In Montezuma County, 12,456 people were employed in 2016. According to the report, that number has grown 3 percent since the depth of the county’s economic recession in 2012, when only 12,088 people were employed. But the county still has some growing to do before it reaches 12,866 jobs, the number of people employed in 2007 before the economy started to decline. In contrast, Graves said, jobs in La Plata County have grown 9 percent since 2012, and Archuleta County has seen a 17 percent job growth.

According to the report, the fastest-growing job sectors in Montezuma were private education services, which showed a 19 percent growth in 2016, and manufacturing, which grew 7 percent. But Seyfarth said those numbers don’t take into account the destruction of the Western Excelsior plant in Mancos, which employed more than 100 people before it burned down in May.

“Unfortunately, the fire at Western Excelsior in Mancos in 2017 will probably reverse the trend in manufacturing job growth in the near future,” the report said.

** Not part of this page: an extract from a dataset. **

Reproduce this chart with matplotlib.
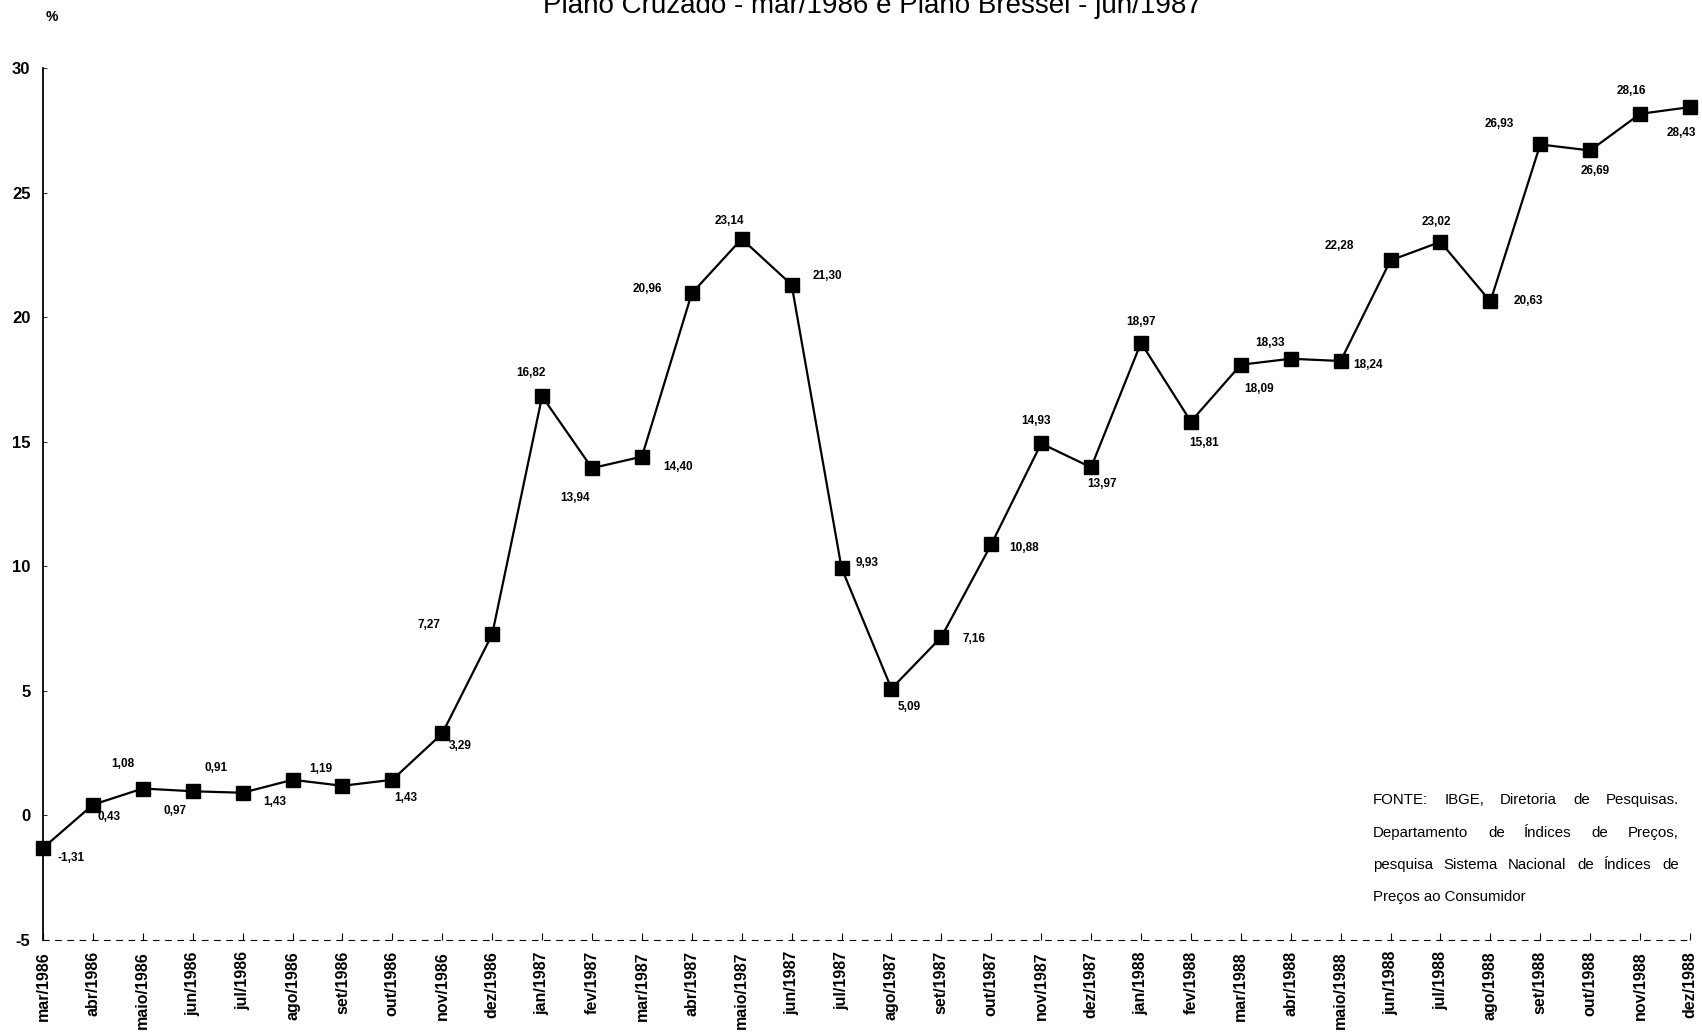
import matplotlib
matplotlib.use("Agg")
from matplotlib import pyplot as plt

plt.rcParams['font.family'] = ['Liberation Sans', 'DejaVu Sans']
plt.rcParams['axes.unicode_minus'] = False

# IPC acumulado em 12 meses (%), mar/1986 a dez/1988
months = ['mar', 'abr', 'maio', 'jun', 'jul', 'ago', 'set', 'out', 'nov', 'dez',
          'jan', 'fev', 'mar', 'abr', 'maio', 'jun', 'jul', 'ago', 'set', 'out', 'nov', 'dez',
          'jan', 'fev', 'mar', 'abr', 'maio', 'jun', 'jul', 'ago', 'set', 'out', 'nov', 'dez']
years = [1986] * 10 + [1987] * 12 + [1988] * 12
month_labels = [m + '/' + str(y) for m, y in zip(months, years)]

values = [-1.31, 0.43, 1.08, 0.97, 0.91, 1.43, 1.19, 1.43, 3.29, 7.27,
          16.82, 13.94, 14.40, 20.96, 23.14, 21.30, 9.93, 5.09, 7.16, 10.88, 14.93, 13.97,
          18.97, 15.81, 18.09, 18.33, 18.24, 22.28, 23.02, 20.63, 26.93, 26.69, 28.16, 28.43]

yticks = [-5, 0, 5, 10, 15, 20, 25, 30]

# label offsets in pixels (dx right, dy up)
label_offsets = [(28, -10), (16, -12), (-20, 25), (-18, -20), (-27, 25), (-18, -22), (-22, 17),
                 (13, -18), (18, -13), (-63, 9), (-11, 23), (-17, -30), (36, -10), (-45, 4),
                 (-12, 18), (36, 9), (26, 5), (18, -18), (33, -2), (33, -4), (-5, 22),
                 (11, -17), (0, 21), (13, -21), (18, -24), (-21, 16), (27, -4), (-51, 14),
                 (-4, 20), (38, 0), (-41, 20), (5, -21), (-9, 23), (-9, -26)]

fig = plt.figure(figsize=(17.02, 10.36), dpi=100)
ax = fig.add_axes([43 / 1702, 1 - 940 / 1036, (1690 - 43) / 1702, (940 - 68) / 1036])

x = list(range(len(values)))
ax.plot(x, values, color='black', linewidth=1.6, marker='s', markersize=10,
        markerfacecolor='black', markeredgecolor='black', clip_on=False, zorder=3)

for xi, v, (dx, dy) in zip(x, values, label_offsets):
    txt = ('%.2f' % v).replace('.', ',')
    ax.annotate(txt, (xi, v), xytext=(dx, dy), textcoords='offset pixels',
                ha='center', va='center', fontsize=8.5, fontweight='bold')

ax.set_xlim(0, len(values) - 1)
ax.set_ylim(-5, 30)
ax.set_yticks(yticks)
ax.set_yticklabels([str(t) for t in yticks], fontsize=12, fontweight='bold')
ax.set_xticks(x)
ax.set_xticklabels(month_labels, rotation=90, fontsize=11.5, fontweight='bold')
ax.tick_params(axis='x', direction='in', length=5, width=0.8, pad=8)
ax.tick_params(axis='y', direction='in', length=3, width=0.6, pad=9)

for s in ['top', 'right']:
    ax.spines[s].set_visible(False)
ax.spines['left'].set_linewidth(1.3)
ax.spines['bottom'].set_linewidth(0.8)
ax.spines['bottom'].set_linestyle((0, (5, 6)))

fig.text(52 / 1702, 1 - 17 / 1036, '%', fontsize=10, fontweight='bold', ha='center', va='center')

fig.text(872 / 1702, 1 - 13 / 1036, 'Plano Cruzado - mar/1986 e Plano Bressel - jun/1987',
         family=['Liberation Sans Narrow', 'Liberation Sans'], fontsize=20,
         ha='center', va='baseline')

# fonte, texto justificado
source_lines = ['FONTE: IBGE, Diretoria de Pesquisas.',
                'Departamento de Índices de Preços,',
                'pesquisa Sistema Nacional de Índices de',
                'Preços ao Consumidor']
src_size = 10.8
x0, x1 = 1373, 1679
line_y = [800, 833, 865, 897]
fig.canvas.draw()
renderer = fig.canvas.get_renderer()
for i, (line, yy) in enumerate(zip(source_lines, line_y)):
    words = line.split(' ')
    if i == len(source_lines) - 1:
        fig.text(x0 / 1702, 1 - yy / 1036, line, fontsize=src_size, ha='left', va='center')
        continue
    widths = []
    for w in words:
        t = fig.text(0, 0, w, fontsize=src_size)
        widths.append(t.get_window_extent(renderer).width)
        t.remove()
    gap = (x1 - x0 - sum(widths)) / (len(words) - 1)
    xx = x0
    for w, wd in zip(words, widths):
        fig.text(xx / 1702, 1 - yy / 1036, w, fontsize=src_size, ha='left', va='center')
        xx += wd + gap

fig.savefig('out.png', dpi=100)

The largest percentage of jobs the county lost in 2016 came from management positions. According to the report, the number of people employed as managers of companies and enterprises decreased 18 percent from 2015. Construction jobs also declined by 12 percent, and wholesale trade jobs by 11 percent.

In Montezuma County, the highest-paying jobs in 2016 were in arts and entertainment, where employees earned an average annual wage of $121,212. Seyfarth said that was unusual for Region 9.

“In the other counties in our region, the jobs sector of arts, entertainment and recreation is usually one of the lowest paying sectors,” she said. “But in Montezuma County, it’s one of the highest paying sectors.”

Graves said a high-paying art sector is an “abnormality” in Colorado, and speculated some of Montezuma County’s success in that area might come from recent initiatives like the Mancos Creative District.

The lowest-paying job sector in Montezuma County, according to the report, was accommodation and food, with an average annual wage of $16,172. That sector employs about 9 percent of the county’s workers, while arts and entertainment account for 1 percent. Just as in the previous year, about 23 percent of the county’s jobs in 2016 were in government. More than 39 percent were in the service sector, a 6 percent increase from 2015.

The report acknowledged the percentages in job growth could be “somewhat exaggerated” because many of the counties in Region 9 have such small populations.

The latest employment data is available on the Region 9 website.